Certain IFRS and interpretations were revised or introduced. The relevant ones for the Group are,

effective on or after 1 January 2020:
  • IFRS 3 Definition of a business – This amendment had no impact on the consolidated financial statements.
  • Interest Benchmark Reform – These amendments to IFRS 9, IAS 39 and IFRS 7 had no impact on the consolidated financial statements.
  • Definition of “material” – These amendments to IAS 1 and IAS 8 were respected in the preparation of the consolidated financial statements.
effective on or after 1 June 2020:
    • IFRS 16 Covid-19-Related Rent Concessions – This amendment had no impact on the consolidated financial statements.
    effective on or after 1 January 2021:

    The Group does not expect any impact on its consolidated financial statements from new or revised IFRS standards and amendments effective for annual periods beginning on or after 1 January 2021.

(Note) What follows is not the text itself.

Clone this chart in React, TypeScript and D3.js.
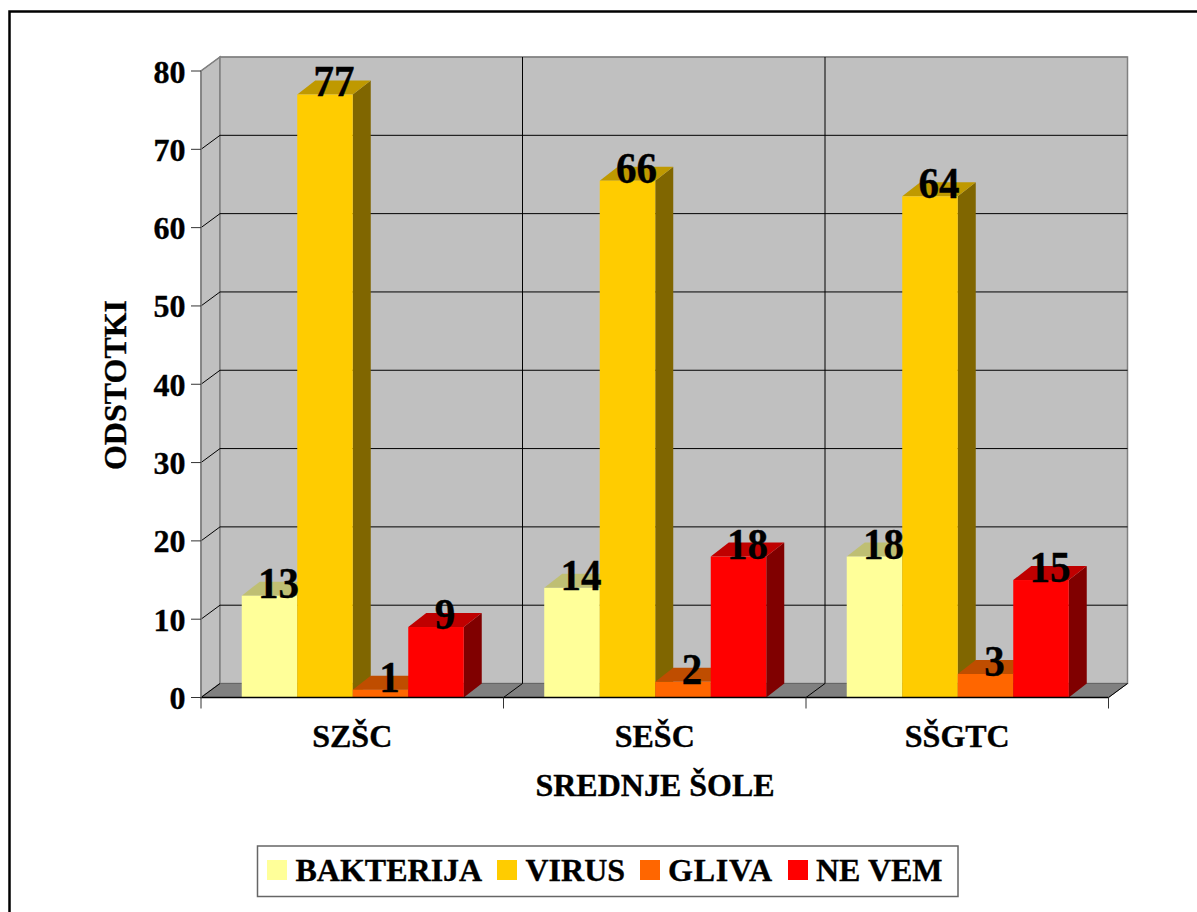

    The material general accounting policies are as follows:
    a. Currency

    The subsidiaries’ accounting records are maintained in the legal currency of the country in which they operate and which is their functional currency. Foreign currency transactions are translated into the functional currency using the exchange rates prevailing at the transaction dates. Foreign exchange gains and losses resulting from the settlement of such transactions and from the translation at year-end exchange rates of monetary assets and liabilities denominated in foreign currencies are recognized through profit or loss. The currency translations rates are presented in Note 30.

    The financial statements of the subsidiaries have been translated from their functional currencies to the presentation currency (EUR). All assets and liabilities are translated by using the rate of exchange prevailing at the reporting date. Shareholders’ equity accounts are translated at historical exchange rates. Translation differences from changes in share capital of subsidiaries are recognized directly in equity. The statement of profit or loss is translated at the average rate for the year. Translation differences are recognized as currency translation effects in other comprehensive income.

    b. Impairment of non-financial assets

    The Group assesses at each reporting date whether there is an indication that an asset may be impaired. Such assessment occurs on the basis of events or changes in circumstances, which indicate that the value of an asset may be impaired. If such indications exist, the recoverable amount will be determined for the respective asset. If the asset does not generate cash inflows that are largely independent from other assets, the recoverable amount is determined on the lowest group of assets for which cash inflows are separable. An impairment loss is recognized, if the carrying value exceeds the recoverable amount. The recoverable amount is the higher of value in use and fair value less costs of disposal. The impairment is recorded in the statement of profit or loss.

    All specific accounting policies may be found adjacent to the corresponding note on the following pages.